Non ho sentito nessuno. Per dire la verità non ho sentito nessuno di nessuna rete. Chi mi chiama di solito sono i conduttori, come Carlo Conti. L’ultima esperienza diretta è stata Colpo di Genio con la Ventura, ma in questo paese se finisci nel posto sbagliato al momento sbagliato puoi finire travolto dal flop. Era un format vecchissimo, ricordava i Cervelloni. C’erano ottimi autori, ma è chiaro che uno che inventa il cucchiaio che gira da solo il sugo non può interessare a tutta l’Italia.

Ci parli dello spettacolo. Perché “La compagnia dei Giovani”?
Beh, fate conto che il più giovane sono io. Quindi si parte dai 65 in su. A parte gli scherzi, ho voluto fare uno spettacolo su artisti italiani che hanno conquistato il mondo e che noi abbiamo dimenticato. Uno di questi è Tony Dallara: le sue canzoni sono state cantate dai Platters, ha vinto due festival in Spagna, uno in Giappone e uno in Corea. Cantando in coreano. E poi Nicola di Bari idolo in sudamerica. Toto Cutugno in Russia… e noi non lo sappiamo. Io voglio far ricordare al pubblico italiano questi grandi protagonisti di qualche anno fa. Con me ci saranno Armando Celso e Mario Lavezzi, con cui ho iniziato la mia carriera di cantante nei primi anni 60, fino a quando ho lasciato il mio primo gruppo beat. Prima dell’epoca del Clan.

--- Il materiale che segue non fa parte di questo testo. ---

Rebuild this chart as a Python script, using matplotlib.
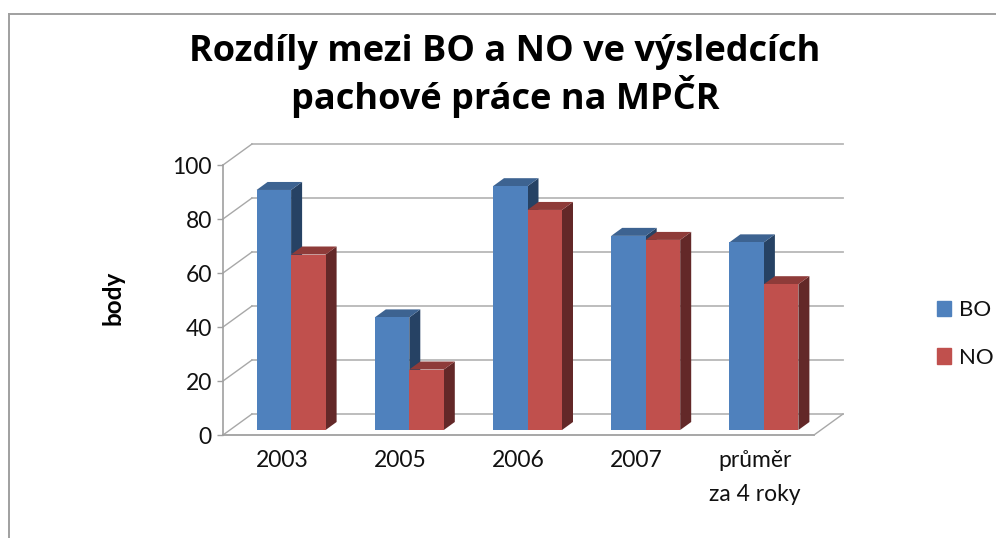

Ecco, il Clan. Una delle sue imitazioni preferite è sempre stata quella di Celentano. Ma che rapporto ha con lui?
Con il Clan non si combinava niente. Tutti venivano e chiedevano di Adriano, solo di lui. E lui sempre a dire “non posso, prendete Don Backy”. E il povero Don Backy che diceva “cosa devo fare, vogliono te”. Una volta indico me, e mi mandarono a fare un Festival di Napoli. Dove mi misi a ballare un po’ in stile beat e mi dettero pure del ricchione. Cose che capitavano. Comunque quando c’è Adriano di mezzo c’è solo lui e basta. Anzi, bisogna sfatare questa storia della mia amicizia con celentano. Prima di tutto sì, eravamo amici, ma avendo io sette anni meno di lui ero un ragazzino e mi calcolava come tale. E poi penso che la coppia Celentano-Mori viva in simbiosi, per loro stessi. Sono strani, non si capta niente da loro due, se credi di far carriera vicino a Celentano te lo puoi scordare. Sono un po’ egoisti.

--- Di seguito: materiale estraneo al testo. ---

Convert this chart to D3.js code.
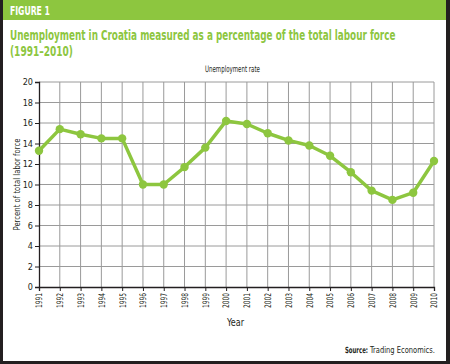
<!DOCTYPE html>
<html><head><meta charset="utf-8">
<script src="https://cdn.jsdelivr.net/npm/d3@7"></script>
<style>
body{margin:0;padding:0;background:#fff;}
svg{display:block;}
text{font-family:"DejaVu Sans Condensed","Liberation Sans Narrow","DejaVu Sans",sans-serif;font-stretch:condensed;}
</style></head>
<body>
<script>
const years = [1991,1992,1993,1994,1995,1996,1997,1998,1999,2000,2001,2002,2003,2004,2005,2006,2007,2008,2009,2010];
const rates = [13.3,15.4,14.9,14.5,14.5,10.0,10.0,11.7,13.6,16.2,15.9,15.0,14.3,13.8,12.8,11.2,9.4,8.5,9.2,12.3];
const yTicks = [0,2,4,6,8,10,12,14,16,18,20];

const W = 450, H = 364;
const svg = d3.select("body").append("svg").attr("width", W).attr("height", H);

// place a text at (px,py) (start anchored), horizontally scaled to width len, optional rotation
function fitText(parent, px, py, len, str, size, weight, fill, rot){
  const t = parent.append("text").attr("font-size",size).attr("fill",fill).text(str);
  if (weight) t.attr("font-weight",weight);
  const nat = t.node().getComputedTextLength();
  const s = len / nat;
  t.attr("transform", `translate(${px},${py})` + (rot ? ` rotate(${rot})` : "") + ` scale(${s},1)`);
  return t;
}

// frame
svg.append("rect").attr("x",0).attr("y",0).attr("width",W).attr("height",H).attr("fill","#231f20");
svg.append("rect").attr("x",3).attr("y",0).attr("width",443).attr("height",361).attr("fill","#ffffff");
svg.append("rect").attr("x",3).attr("y",0).attr("width",443).attr("height",20).attr("fill","#8dc63f");

fitText(svg,10,15,40,"FIGURE 1",12,"bold","#fff");
fitText(svg,10,40,386,"Unemployment in Croatia measured as a percentage of the total labour force",14,"bold","#8dc63f");
fitText(svg,10,56,63,"(1991\u20132010)",14,"bold","#8dc63f");
fitText(svg,205,72,55,"Unemployment rate",9,null,"#231f20");

const x = d3.scalePoint().domain(years).range([39,434]);
const y = d3.scaleLinear().domain([0,20]).range([287,82]);

const g = svg.append("g");
// grid
g.selectAll(".vg").data(years.slice(1)).join("line")
  .attr("x1",d=>x(d)).attr("x2",d=>x(d)).attr("y1",y(20)).attr("y2",y(0))
  .attr("stroke","#9a9a9a").attr("stroke-width",1);
g.selectAll(".hg").data(yTicks.slice(1)).join("line")
  .attr("x1",x(1991)).attr("x2",x(2010)).attr("y1",d=>y(d)).attr("y2",d=>y(d))
  .attr("stroke","#9a9a9a").attr("stroke-width",1);

// axes
const yAxis = d3.axisLeft(y).tickValues(yTicks).tickSize(4).tickPadding(2);
const ya = svg.append("g").attr("transform",`translate(${x(1991)},0)`).call(yAxis);
ya.select(".domain").attr("stroke","#231f20").attr("stroke-width",1.3);
ya.selectAll(".tick line").attr("stroke","#231f20");
ya.selectAll("text").attr("font-size",9).attr("fill","#231f20").attr("font-family",null);

const xAxis = d3.axisBottom(x).tickSize(4).tickPadding(2);
const xa = svg.append("g").attr("transform",`translate(0,${y(0)})`).call(xAxis);
xa.select(".domain").attr("stroke","#231f20").attr("stroke-width",1.3);
xa.selectAll(".tick line").attr("stroke","#231f20");
xa.selectAll("text").attr("font-size",9).attr("fill","#231f20").attr("font-family",null)
  .attr("text-anchor","end").attr("x",null).attr("y",null).attr("dy","0.32em")
  .each(function(){
    const nat = this.getComputedTextLength();
    d3.select(this).attr("transform",`translate(0,6) rotate(-90) scale(${15/nat},1)`);
  });

fitText(svg,227,326,17,"Year",10.5,null,"#231f20");
fitText(svg,20,(y(0)+y(20))/2+46,92,"Percent of total labor force",9.5,null,"#231f20",-90);

// line
const line = d3.line().x((d,i)=>x(years[i])).y(d=>y(d));
svg.append("path").datum(rates).attr("d",line).attr("fill","none")
  .attr("stroke","#8dc63f").attr("stroke-width",3.5).attr("stroke-linejoin","round");
svg.selectAll(".dot").data(rates).join("circle")
  .attr("cx",(d,i)=>x(years[i])).attr("cy",d=>y(d)).attr("r",4.2).attr("fill","#8dc63f");

fitText(svg,345,353,23,"Source:",8.5,"bold","#231f20");
fitText(svg,370,353,65,"Trading Economics.",8.5,null,"#231f20");
</script>
</body></html>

Come giudica i giovani comici di oggi?
C’è una differenza abissale tra il percorso che dovevamo fare noi e quello dei ragazzi di oggi. Noi quando eravamo giovani dovevamo lavorare molti anni prima di avere l’occasione giusta. Al Derby quando arrivavi facevi l’apertura o la chiusura, quando non c’era nessuno. Non era un castigo, era la prassi. Poi andando avanti potevi progredire fino a centro serata. Cochi e Renato hanno fatto la chiusura per cinque anni, io sono stato al cabaret 16 anni prima di sbarcare nella prima televisione locale. Oggi i giovani vanno in tv, fanno il loro sketch, in pratica sono già in prima linea. Il rovescio della medaglia è che rischiano di sparire presto.

Rimpiange qualcosa delle sue scelte? Per esempio, le famose liti con le produzioni televisive?
Io ho avuto molte discussioni, anche pesanti, con quelli che fanno la televisione oggi. Secondo me fanno cose sbagliate, ma alla fine hanno vinto loro. Per esempio con Ricci a Paperissima avevamo un accordo che lui metteva i filmati con gli errori e io facevo lo studio. Alla prima puntata mi arrivarono 13 copioni già scritti: ma io sono autore di me stesso, e non accettai. E litigai con Ricci. Litigai con Fatma Ruffini (produttrice Mediaset, ndr) perchè poteva tagliare gli sketch a sua discrezione, cosa che nessun artista può accettare. Io mi ritengo un artista libero, faccio tanta fatica nella vita ma non rimpiango nulla. E a 64 anni credo che sia la cosa più importante.